• Entries taken from a collection
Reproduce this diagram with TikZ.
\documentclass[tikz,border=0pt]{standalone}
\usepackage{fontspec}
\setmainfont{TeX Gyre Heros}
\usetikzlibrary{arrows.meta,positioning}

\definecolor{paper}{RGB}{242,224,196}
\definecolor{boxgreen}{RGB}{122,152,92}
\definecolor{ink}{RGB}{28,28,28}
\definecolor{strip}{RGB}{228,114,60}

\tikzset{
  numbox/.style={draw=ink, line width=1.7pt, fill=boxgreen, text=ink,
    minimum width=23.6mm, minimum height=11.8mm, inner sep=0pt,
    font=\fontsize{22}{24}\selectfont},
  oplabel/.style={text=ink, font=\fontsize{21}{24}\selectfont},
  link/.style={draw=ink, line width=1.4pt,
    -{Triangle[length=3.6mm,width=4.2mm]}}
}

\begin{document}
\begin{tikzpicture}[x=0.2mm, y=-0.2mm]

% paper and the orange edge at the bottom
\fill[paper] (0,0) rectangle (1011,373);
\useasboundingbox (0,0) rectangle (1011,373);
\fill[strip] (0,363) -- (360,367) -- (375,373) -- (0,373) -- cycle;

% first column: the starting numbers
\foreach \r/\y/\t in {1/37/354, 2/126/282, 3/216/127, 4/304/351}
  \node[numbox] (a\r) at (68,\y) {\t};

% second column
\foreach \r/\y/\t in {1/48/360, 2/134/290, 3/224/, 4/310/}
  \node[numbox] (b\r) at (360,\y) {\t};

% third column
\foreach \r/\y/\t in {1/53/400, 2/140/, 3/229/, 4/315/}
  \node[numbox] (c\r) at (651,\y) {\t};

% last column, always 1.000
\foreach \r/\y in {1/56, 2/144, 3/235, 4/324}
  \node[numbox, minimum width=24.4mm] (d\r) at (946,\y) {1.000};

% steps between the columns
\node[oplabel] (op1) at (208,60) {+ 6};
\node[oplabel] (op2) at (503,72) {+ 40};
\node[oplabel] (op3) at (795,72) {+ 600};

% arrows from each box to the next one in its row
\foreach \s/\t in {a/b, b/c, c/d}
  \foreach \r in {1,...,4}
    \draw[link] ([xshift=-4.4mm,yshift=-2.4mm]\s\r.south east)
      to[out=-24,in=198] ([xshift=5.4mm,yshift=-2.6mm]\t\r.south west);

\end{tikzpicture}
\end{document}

---

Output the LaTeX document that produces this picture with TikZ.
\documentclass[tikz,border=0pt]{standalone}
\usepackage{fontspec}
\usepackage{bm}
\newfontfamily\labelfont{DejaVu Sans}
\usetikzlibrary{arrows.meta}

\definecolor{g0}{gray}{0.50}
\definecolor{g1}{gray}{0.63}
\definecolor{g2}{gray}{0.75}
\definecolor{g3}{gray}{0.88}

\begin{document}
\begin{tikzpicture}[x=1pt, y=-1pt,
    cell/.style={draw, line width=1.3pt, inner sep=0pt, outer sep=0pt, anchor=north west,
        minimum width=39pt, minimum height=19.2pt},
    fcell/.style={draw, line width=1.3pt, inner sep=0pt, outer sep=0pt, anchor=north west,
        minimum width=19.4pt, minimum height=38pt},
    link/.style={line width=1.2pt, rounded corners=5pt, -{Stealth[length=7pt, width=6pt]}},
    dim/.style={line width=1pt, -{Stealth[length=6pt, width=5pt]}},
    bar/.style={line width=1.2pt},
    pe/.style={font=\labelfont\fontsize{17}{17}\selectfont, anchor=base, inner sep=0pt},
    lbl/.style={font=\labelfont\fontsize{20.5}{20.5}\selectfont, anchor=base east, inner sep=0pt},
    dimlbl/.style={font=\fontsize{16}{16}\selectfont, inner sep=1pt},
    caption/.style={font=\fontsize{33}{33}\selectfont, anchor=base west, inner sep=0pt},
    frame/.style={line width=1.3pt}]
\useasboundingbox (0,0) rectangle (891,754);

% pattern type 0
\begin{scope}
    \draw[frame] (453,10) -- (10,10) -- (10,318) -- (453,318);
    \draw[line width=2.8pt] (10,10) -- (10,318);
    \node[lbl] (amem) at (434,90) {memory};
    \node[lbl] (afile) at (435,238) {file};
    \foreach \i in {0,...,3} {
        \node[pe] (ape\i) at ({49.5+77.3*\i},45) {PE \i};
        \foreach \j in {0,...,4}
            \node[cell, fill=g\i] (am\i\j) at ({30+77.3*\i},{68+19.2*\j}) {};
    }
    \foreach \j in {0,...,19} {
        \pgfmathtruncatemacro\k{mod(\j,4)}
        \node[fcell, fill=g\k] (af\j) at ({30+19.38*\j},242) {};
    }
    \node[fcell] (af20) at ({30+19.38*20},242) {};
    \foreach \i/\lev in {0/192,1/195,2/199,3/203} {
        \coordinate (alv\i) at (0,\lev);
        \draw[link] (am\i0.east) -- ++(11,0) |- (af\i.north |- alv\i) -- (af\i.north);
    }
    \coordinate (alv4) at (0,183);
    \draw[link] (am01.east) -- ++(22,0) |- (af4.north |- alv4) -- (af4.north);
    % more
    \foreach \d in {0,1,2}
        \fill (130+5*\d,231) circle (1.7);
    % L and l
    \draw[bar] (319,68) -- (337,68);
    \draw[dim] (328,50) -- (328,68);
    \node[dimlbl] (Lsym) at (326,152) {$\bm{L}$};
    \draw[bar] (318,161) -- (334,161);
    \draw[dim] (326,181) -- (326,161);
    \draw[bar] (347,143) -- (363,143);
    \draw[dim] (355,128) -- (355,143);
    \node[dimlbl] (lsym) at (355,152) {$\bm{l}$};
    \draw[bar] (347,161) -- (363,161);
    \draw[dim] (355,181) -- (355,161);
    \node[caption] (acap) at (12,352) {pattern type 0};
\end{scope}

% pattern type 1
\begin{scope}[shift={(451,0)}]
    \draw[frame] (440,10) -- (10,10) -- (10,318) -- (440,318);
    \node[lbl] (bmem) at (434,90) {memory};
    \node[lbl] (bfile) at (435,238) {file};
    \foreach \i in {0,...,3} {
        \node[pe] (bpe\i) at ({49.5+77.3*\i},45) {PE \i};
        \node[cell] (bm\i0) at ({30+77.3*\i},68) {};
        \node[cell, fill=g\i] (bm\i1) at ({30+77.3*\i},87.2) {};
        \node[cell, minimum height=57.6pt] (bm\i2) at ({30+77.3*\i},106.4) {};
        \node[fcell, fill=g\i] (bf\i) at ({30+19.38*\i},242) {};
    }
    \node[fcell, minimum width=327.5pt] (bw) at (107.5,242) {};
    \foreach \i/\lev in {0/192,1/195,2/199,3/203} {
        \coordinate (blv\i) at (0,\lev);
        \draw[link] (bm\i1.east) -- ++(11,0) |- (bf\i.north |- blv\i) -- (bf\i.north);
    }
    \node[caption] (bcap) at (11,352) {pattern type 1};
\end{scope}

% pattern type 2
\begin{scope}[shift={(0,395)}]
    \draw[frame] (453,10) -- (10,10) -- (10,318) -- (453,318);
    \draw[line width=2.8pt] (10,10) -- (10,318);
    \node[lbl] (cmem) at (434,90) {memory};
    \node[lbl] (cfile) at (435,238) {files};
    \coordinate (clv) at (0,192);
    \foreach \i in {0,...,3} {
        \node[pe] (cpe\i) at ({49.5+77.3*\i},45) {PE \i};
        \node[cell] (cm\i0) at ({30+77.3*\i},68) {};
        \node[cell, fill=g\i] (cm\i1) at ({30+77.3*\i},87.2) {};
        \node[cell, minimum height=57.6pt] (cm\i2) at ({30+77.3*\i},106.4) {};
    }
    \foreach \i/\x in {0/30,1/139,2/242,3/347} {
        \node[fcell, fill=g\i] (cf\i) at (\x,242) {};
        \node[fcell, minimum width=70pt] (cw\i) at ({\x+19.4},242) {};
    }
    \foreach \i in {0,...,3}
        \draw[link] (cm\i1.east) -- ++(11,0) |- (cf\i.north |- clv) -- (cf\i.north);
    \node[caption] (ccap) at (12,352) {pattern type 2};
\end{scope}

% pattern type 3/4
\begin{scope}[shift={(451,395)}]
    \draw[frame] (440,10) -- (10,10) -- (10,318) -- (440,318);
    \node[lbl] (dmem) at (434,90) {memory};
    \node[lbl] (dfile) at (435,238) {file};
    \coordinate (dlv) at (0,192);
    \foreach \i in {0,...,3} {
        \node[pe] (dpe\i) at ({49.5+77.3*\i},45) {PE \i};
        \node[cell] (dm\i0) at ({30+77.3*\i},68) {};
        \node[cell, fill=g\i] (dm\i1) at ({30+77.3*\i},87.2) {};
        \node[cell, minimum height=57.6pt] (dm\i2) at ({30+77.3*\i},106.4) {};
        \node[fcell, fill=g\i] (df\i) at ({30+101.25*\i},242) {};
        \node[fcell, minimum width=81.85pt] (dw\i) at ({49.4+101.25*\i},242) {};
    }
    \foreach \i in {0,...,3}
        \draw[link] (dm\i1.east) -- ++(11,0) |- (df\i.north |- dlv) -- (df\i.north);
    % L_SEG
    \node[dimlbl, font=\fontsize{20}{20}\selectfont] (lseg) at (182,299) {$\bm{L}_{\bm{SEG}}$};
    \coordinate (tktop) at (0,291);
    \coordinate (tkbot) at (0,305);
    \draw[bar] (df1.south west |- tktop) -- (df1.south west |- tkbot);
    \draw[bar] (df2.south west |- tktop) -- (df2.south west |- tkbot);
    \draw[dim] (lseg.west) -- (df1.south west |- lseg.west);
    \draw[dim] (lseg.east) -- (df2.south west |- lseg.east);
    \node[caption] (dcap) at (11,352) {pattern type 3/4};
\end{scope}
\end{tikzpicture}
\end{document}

• Set problem
What is wanted is an exact copy of the lines from the line containing "Reproduce this diagram with TikZ." to the line containing "(b\r) at (360,\y)", both lines included, and of no other line.

• Answer to the problem
Reproduce this diagram with TikZ.
\documentclass[tikz,border=0pt]{standalone}
\usepackage{fontspec}
\setmainfont{TeX Gyre Heros}
\usetikzlibrary{arrows.meta,positioning}

\definecolor{paper}{RGB}{242,224,196}
\definecolor{boxgreen}{RGB}{122,152,92}
\definecolor{ink}{RGB}{28,28,28}
\definecolor{strip}{RGB}{228,114,60}

\tikzset{
  numbox/.style={draw=ink, line width=1.7pt, fill=boxgreen, text=ink,
    minimum width=23.6mm, minimum height=11.8mm, inner sep=0pt,
    font=\fontsize{22}{24}\selectfont},
  oplabel/.style={text=ink, font=\fontsize{21}{24}\selectfont},
  link/.style={draw=ink, line width=1.4pt,
    -{Triangle[length=3.6mm,width=4.2mm]}}
}

\begin{document}
\begin{tikzpicture}[x=0.2mm, y=-0.2mm]

% paper and the orange edge at the bottom
\fill[paper] (0,0) rectangle (1011,373);
\useasboundingbox (0,0) rectangle (1011,373);
\fill[strip] (0,363) -- (360,367) -- (375,373) -- (0,373) -- cycle;

% first column: the starting numbers
\foreach \r/\y/\t in {1/37/354, 2/126/282, 3/216/127, 4/304/351}
  \node[numbox] (a\r) at (68,\y) {\t};

% second column
\foreach \r/\y/\t in {1/48/360, 2/134/290, 3/224/, 4/310/}
  \node[numbox] (b\r) at (360,\y) {\t};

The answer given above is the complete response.